Mandisa singles chronology
| "Not Guilty" (2009) | "Stronger" (2011) | "Waiting for Tomorrow" (2011) |

Music video
- "Stronger" on YouTube

= Stronger (Mandisa song) =

"Stronger" is the lead single by singer-songwriter Mandisa from her third album What If We Were Real.

==Composition==
"Stronger" is originally in the key of A♭ Major, with a tempo of 174 beats per minute. Written in common time, Mandisa's vocal range spans from Eb_{3} to Eb_{5} during the song.

==Live performances==
Mandisa performed the song on Good Morning America.

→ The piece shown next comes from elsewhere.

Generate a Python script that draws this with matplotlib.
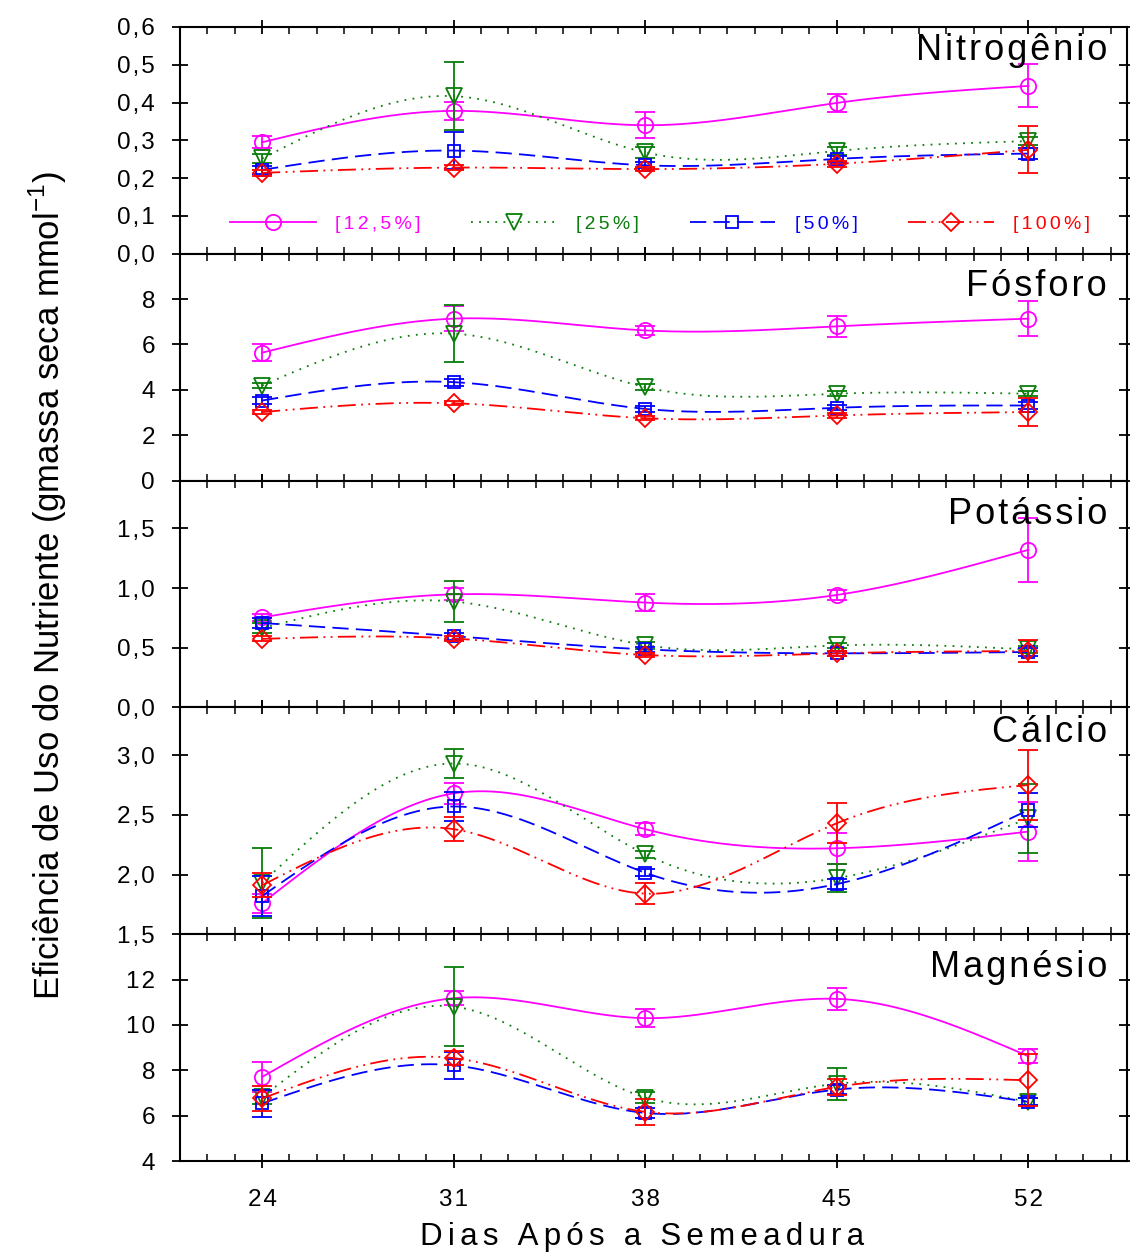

==Commercial performance==
"Stronger" peaked at number one on the Hot Christian Songs chart, becoming her first song to do so. As of August 31, 2011 the song has sold 194,000 copies.

==Music video==
A lyric video for the single "Stronger" was released on February 24, 2015.

==Charts==

===Weekly charts===

Weekly chart performance for "Stronger"
| Chart (2011) | Peak position |
|---|---|
| US Bubbling Under Hot 100 (Billboard) | 25 |
| US Hot Christian Songs (Billboard) | 1 |
| US Christian Airplay (Billboard) | 1 |
| US Christian AC (Billboard) | 1 |

===Year-end charts===

2011 year-end chart performance for "Stronger"
| Chart (2011) | Position |
|---|---|
| US Christian Songs (Billboard) | 3 |
| US Christian AC (Billboard) | 3 |

2012 year-end chart performance for "Stronger"
| Chart (2012) | Position |
|---|---|
| US Christian Digital Song Sales (Billboard) | 41 |

==Certifications==

| Region | Certification | Certified units/sales |
| United States (RIAA) | Gold | 500,000^{‡} |
^{‡} Sales+streaming figures based on certification alone.